I don't know if it's against the rules to wake up old threads like this one, but it's only about a month old, so I guess I'll do it.

 

We broke up 8 weeks ago and I called her few times the first week after we broke up. Afther that I had read all about these NC methods and how it's a must to be able to get your ex back. I decided to go into NC, but I broke after three weeks. I called her and we had a nice chat were I didn't mention the breakup at all. We were laughing and having good time.

 

Then I decided to go back into NC, but I became fed up with all my bull****, so I decided that this NC was for me to get over her, not to try to get her back. I've been doing really good since I called her a month ago and I haven't allowed myself to think of her a lot and she kind of faded away.

 

Last Friday I went to the restaurant where she works to get something to eat (I knew she wasn't working). A friend of mine who also works there told me to come and have lunch and I had lunch with him and another guy who works there. He then said: "Your the guy who used to date Julie, right?". I said yes, but I had never met him before and how could I know that it was me. It made me think that they've been seeing each other lately, as I know he was hitting on her while we were together. (Although he didn't know we were a couple - and that she laughed when she told me about him).

 

So anyway...getting back in there woke up a lot of old memories and since last Friday, I pretty much haven't been able to get her out of my mind. On last Saturday I saw her walking with her friends down the main shopping street (she didn't see me). And it was like having my heart ripped out.

 

I'm having my exams right now so I have had a lot of time to think of her instead of my books. I installed on of those MySpace trackers yesterday and logged on today and instantly saw that she checked my MySpace last night. It made me wonder if she's still thinking of me. Might be a coincidence.

 

I'm gonna give you guys some facts below and I would really appreciate if you could tell me what I should do about it all. Because in the last 8 weeks I have found out that I care a lot for this girl.

 

* We broke up mutually - even though she initiated it.

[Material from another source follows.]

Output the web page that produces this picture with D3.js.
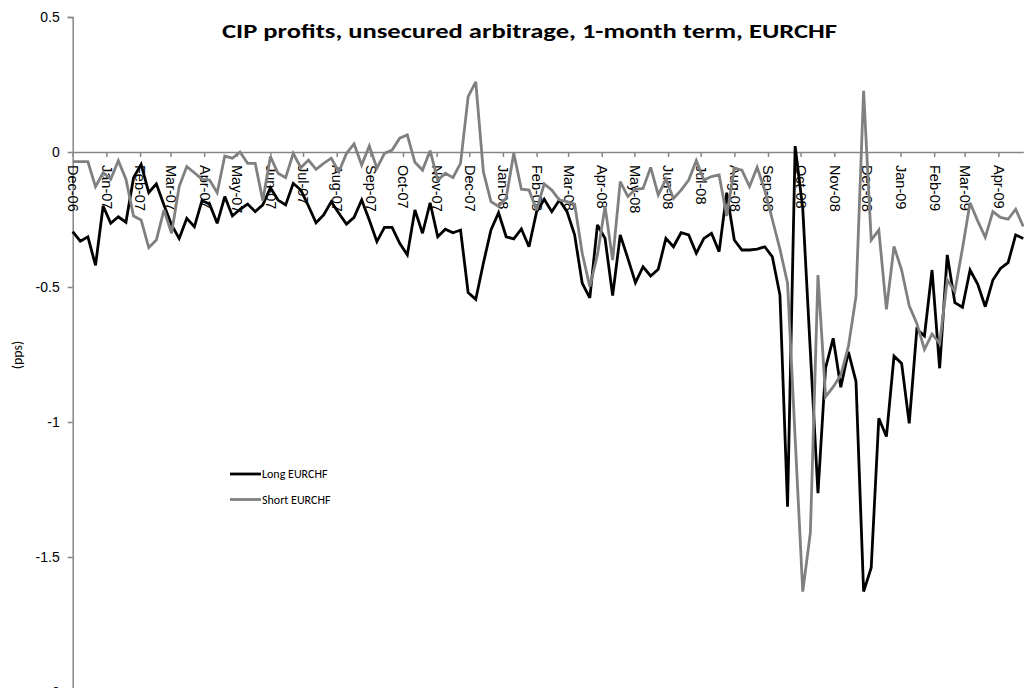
<!DOCTYPE html>
<html>
<head>
<meta charset="utf-8">
<script src="https://cdn.jsdelivr.net/npm/d3@7"></script>
<style>
    body { margin: 0; background: #fff; }
    svg { display: block; font-family: Carlito, Calibri, "Liberation Sans", Arial, sans-serif; }
</style>
</head>
<body>
<svg id="chart"></svg>
<script>
// weekly observations, first one on 1 Dec 2006
const startDate = new Date(2006, 11, 1);

const longEURCHF = [
    -0.295, -0.33, -0.314, -0.42, -0.20, -0.264, -0.24, -0.26, -0.095, -0.046,
    -0.15, -0.118, -0.196, -0.27, -0.32, -0.246, -0.277, -0.18, -0.193, -0.264,
    -0.165, -0.237, -0.212, -0.193, -0.221, -0.196, -0.132, -0.178, -0.196, -0.116,
    -0.141, -0.2, -0.262, -0.233, -0.184, -0.227, -0.267, -0.242, -0.178, -0.252,
    -0.332, -0.279, -0.279, -0.338, -0.381, -0.215, -0.301, -0.188, -0.314, -0.286,
    -0.299, -0.289, -0.521, -0.546, -0.412, -0.289, -0.225, -0.314, -0.322, -0.285,
    -0.351, -0.221, -0.175, -0.221, -0.178, -0.221, -0.307, -0.486, -0.54, -0.27,
    -0.32, -0.532, -0.307, -0.394, -0.484, -0.425, -0.459, -0.434, -0.32, -0.351,
    -0.299, -0.307, -0.375, -0.32, -0.301, -0.369, -0.151, -0.326, -0.363, -0.363,
    -0.36, -0.351, -0.388, -0.53, -1.314, 0.022, -0.21, -0.74, -1.264, -0.80,
    -0.69, -0.871, -0.74, -0.85, -1.628, -1.54, -0.986, -1.054, -0.756, -0.783,
    -1.005, -0.657, -0.681, -0.437, -0.801, -0.381, -0.558, -0.575, -0.437, -0.489,
    -0.573, -0.474, -0.431, -0.41, -0.307, -0.32
];

const shortEURCHF = [
    -0.036, -0.036, -0.036, -0.128, -0.077, -0.101, -0.032, -0.101, -0.237, -0.252,
    -0.354, -0.326, -0.215, -0.301, -0.128, -0.054, -0.077, -0.101, -0.104, -0.151,
    -0.015, -0.023, 0.0, -0.042, -0.042, -0.18, -0.017, -0.079, -0.095, -0.005,
    -0.058, -0.03, -0.064, -0.042, -0.023, -0.073, -0.005, 0.03, -0.048, 0.022,
    -0.06, -0.005, 0.007, 0.051, 0.063, -0.038, -0.067, 0.005, -0.104, -0.079,
    -0.095, -0.042, 0.205, 0.26, -0.073, -0.184, -0.202, -0.17, -0.005, -0.138,
    -0.141, -0.215, -0.118, -0.141, -0.178, -0.184, -0.193, -0.375, -0.499, -0.381,
    -0.202, -0.40, -0.11, -0.165, -0.138, -0.135, -0.057, -0.159, -0.101, -0.172,
    -0.141, -0.104, -0.032, -0.104, -0.091, -0.085, -0.237, -0.06, -0.067, -0.128,
    -0.057, -0.141, -0.25, -0.36, -0.486, -1.06, -1.628, -1.41, -0.456, -0.906,
    -0.87, -0.826, -0.72, -0.536, 0.227, -0.326, -0.289, -0.583, -0.35, -0.437,
    -0.57, -0.635, -0.731, -0.674, -0.709, -0.474, -0.517, -0.357, -0.188, -0.255,
    -0.316, -0.221, -0.242, -0.249, -0.212, -0.276
];

const yTicks = [0.5, 0, -0.5, -1, -1.5, -2];
const seriesNames = ["Long EURCHF", "Short EURCHF"];
const seriesColors = ["#000000", "#808080"];

const dates = longEURCHF.map((d, i) => d3.timeDay.offset(startDate, 7 * i));

const width = 1024, height = 688;
const axisColor = "#868686";

let svg = d3.select("#chart")
    .attr("width", width)
    .attr("height", height);

let x = d3.scaleTime()
    .domain([dates[0], dates[dates.length - 1]])
    .range([72.7, 1023.3]);

let y = d3.scaleLinear()
    .domain([-2, 0.5])
    .range([692, 17]);

// y axis
let yAxis = svg.append("g")
    .attr("transform", "translate(" + x.range()[0] + ",0)")
    .call(d3.axisLeft(y).tickValues(yTicks).tickSize(5).tickPadding(8).tickFormat(d3.format("")));
yAxis.select(".domain").attr("stroke", axisColor).attr("stroke-width", 1.5);
yAxis.selectAll(".tick line").attr("stroke", axisColor).attr("stroke-width", 1.5);
yAxis.selectAll(".tick text")
    .attr("fill", "#000")
    .style("font-size", "14px")
    .text(d => d === 0 ? "0" : String(d).replace("−", "-"));

// x axis sits on y = 0
let months = d3.timeMonth.range(startDate, d3.timeDay.offset(dates[dates.length - 1], 1));
let xAxis = svg.append("g")
    .attr("transform", "translate(0," + y(0) + ")")
    .call(d3.axisBottom(x).tickValues(months).tickSize(5).tickSizeOuter(0).tickFormat(d3.timeFormat("%b-%y")));
xAxis.select(".domain").attr("stroke", axisColor).attr("stroke-width", 1.5);
xAxis.selectAll(".tick line").attr("stroke", axisColor).attr("stroke-width", 1.5);
xAxis.selectAll(".tick text")
    .attr("fill", "#000")
    .style("font-size", "14.5px")
    .attr("text-anchor", "start")
    .attr("transform", "translate(0,13) rotate(90)")
    .attr("x", 0)
    .attr("y", 0)
    .attr("dy", "0.35em");

// series lines, short drawn last
let line = d3.line()
    .x((d, i) => x(dates[i]))
    .y(d => y(d));

[longEURCHF, shortEURCHF].forEach((s, k) => {
    svg.append("path")
        .datum(s)
        .attr("fill", "none")
        .attr("stroke", seriesColors[k])
        .attr("stroke-width", 2.8)
        .attr("stroke-linejoin", "miter")
        .attr("stroke-miterlimit", 3)
        .attr("d", line);
});

// title
svg.append("text")
    .attr("x", 529.5)
    .attr("y", 38)
    .attr("text-anchor", "middle")
    .attr("textLength", 615)
    .attr("lengthAdjust", "spacingAndGlyphs")
    .style("font-size", "21px")
    .style("font-weight", "bold")
    .text("CIP profits, unsecured arbitrage, 1-month term, EURCHF");

// y axis title
svg.append("text")
    .attr("transform", "translate(22,355) rotate(-90)")
    .attr("text-anchor", "middle")
    .style("font-size", "14px")
    .text("(pps)");

// legend
let legend = svg.append("g");
seriesNames.forEach((name, k) => {
    let ly = 474 + k * 25.5;
    legend.append("line")
        .attr("x1", 230).attr("x2", 261)
        .attr("y1", ly).attr("y2", ly)
        .attr("stroke", seriesColors[k])
        .attr("stroke-width", 2.8);
    legend.append("text")
        .attr("x", 262)
        .attr("y", ly)
        .attr("dy", "0.35em")
        .style("font-size", "12px")
        .text(name);
});
</script>
</body>
</html>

* She hasn't called me since the day we broke up. (Over me from first day or having hard time getting over me).

* I am no 2 at her MySpace. After her best friend.

* She used to be no. 2 at mine - but I put her lower when I thought we'd never get back together.

* I have been talking to other girls, but they don't interest me.

* I haven't spoken to her at all for 2 months except a 15 minute phonecall a month ago.

* She told me that she cares a lot for me (still hasn't called).

* Talked about being friends (Yeah I know it never works out).

 

Tell me...what should be my next steps in this dilemma? Should I contact her now before the christmas or during the christmas. Or is it definetly gonna let me down?

 

What should I do. I haven't had this, "getting her back feeling" for many weeks now.

 

I'm so confused ... though I was getting over ... but still want her more than ever now.